Hello Camp Green Lane Family!
In a “normal” year, this would be my end-of-camp blog. You know the one… camp is so quiet. The sports equipment has been put away. Memories of the best summer ever will help get us through the long winter months. Etc. etc…. But this isn’t a “normal” year. It wasn’t a “normal” summer. In fact, very little of what we have experienced over the last five months (has it only been five? It feels like 105.) can be considered “normal”. The summer is winding down, and some of our camp family have already started school, while the rest of us have another week or so before we dive into the school year, whatever it may look like. So many things this year have been in flux. So much has been, and continues to be, unknown. The decisions we have to make on a daily basis around things that we used to take for granted, like a trip to the supermarket, cause unbelievable amounts of fatigue and stress.
While the craziness going on in the world sometimes makes me want to crawl into my bed and hide, I know that if I need an anchor to hold onto, I will always have one in CGL. While that anchor wasn’t there for me or my kids this summer in the way that I am used to, just knowing that camp is there, waiting, brings me a sense of calm. In an effort to share that calm, I revved up the Facebook engine and got the alumni page rocking with some fun daily questions. Everything from “what was your favorite out-of-camp trip” to “what was your favorite evening activity” to a hilarious thread dedicated to stories of people getting into trouble at camp. The best threads, however, ran a little bit deeper with questions like “who was your first friend at camp and how did you meet them” to “what do you miss about being a camper/counselor” to “what is it that makes CGL so special?”. In lieu of my annual sappy end-of-Color-War post, I offer the following smattering of answers to the questions above. You’ll see that it doesn’t matter if you attended Green Lane in the 1950s or just last summer, the things that make our summer home so special remain constant.
What makes Camp Green Lane and CGL friends so special:
- The people. The acceptance. The love. The fact that when you see a camp friend, no matter how long it’s been, you pick up right where you left off.

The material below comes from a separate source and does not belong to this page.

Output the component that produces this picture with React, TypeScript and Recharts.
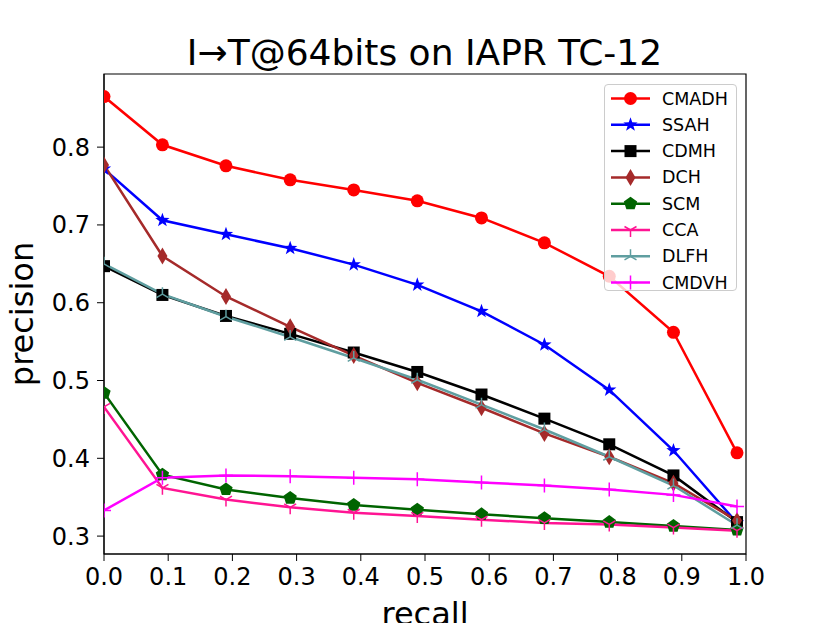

- We used to tell people who asked that we were not really a camp, we were a family. We live together and in that time we saw the best of each other and we saw the worst of each. And yet when camp ended and we had to part, we parted loving each other.
- I always felt that people from other camps talked about ‘things’ they did. CGLers talked about people. The love, the laughter… Things are not important.
- The emphasis was always on the relationships, the traditions, the unspoken fact that these were not just your camp friends, but that they were your camp family.
- The camp bond is like being in on a secret. But I think I definitely share something different with my camp friends than I do with my family. And I think it is only heightened by having my kids in on that same secret. My husband says I move with an ease inside camp…I know all the right places to step. I still step on a specific rock when I leave the Canteen, I know how to get across the ditch in the road on Inter Girls row.
What do you miss most about being a camper or a counselor? Or about camp life in general?
- I miss those chlorine-smelling hugs from my campers.
- Living with my best friends for 8 weeks. Telling stories after lights out. How cold it gets at night and wearing longs and longs to breakfast.
- Living in a carefree world where all of the nonsense did not exist, nor would we have ever known about it within the safety of the arches!
- Sitting on the floor with my friends playing jacks and cards. Camp dances. Color war. Gamma.
- Living in a “bubble” for 8 weeks with my best friends. There is and never will be anything as great as the times shared between the arches.
- Spending 8 weeks laughing, singing, and talking with your best friends. I loved being a counselor as much as being a camper. I miss it all.
- As a counselor hanging out at night at the canteen laughing hysterically.
- Being totally disconnected from the outside world and having every single day to just focus on fun, joy, and friendship. The feeling of home, feeling the freedom to be myself and, spending 24/7 with people who are the definition of true, deep, unconditional friendship.
- Bus rides (all the singing and cheering)
Trips (so exciting)
The first day
- The sound of the cabin door slamming.
- The knowledge that I was part of something much bigger than myself that I was helping build memories that will live a lifetime and beyond.
See? If I hadn’t mentioned that these answers came from alumni, you would have thought that they came from current campers (other than the 8-week vs 7-week part. Sorry, current campers. We got the better deal.). The foundations that Green Lane has been built on for the past 94 years are the same now as they have always been: friendship, love, laughter, singing songs and telling stories, fun, and acceptance. And even though we were not physically between the Arches this summer, we were there in our hearts each time we got a Face-time call from a bunk mate, or a Survivor Challenge to tackle, or attended a Trivia Night with Uncle Jesse.
So when you find yourself in need of an anchor in the current storm, remember that camp is there waiting for you, ready to welcome you back with open arms when we can all be together again.
Have an amazing start to the school year. And we’ll see you all back here soon!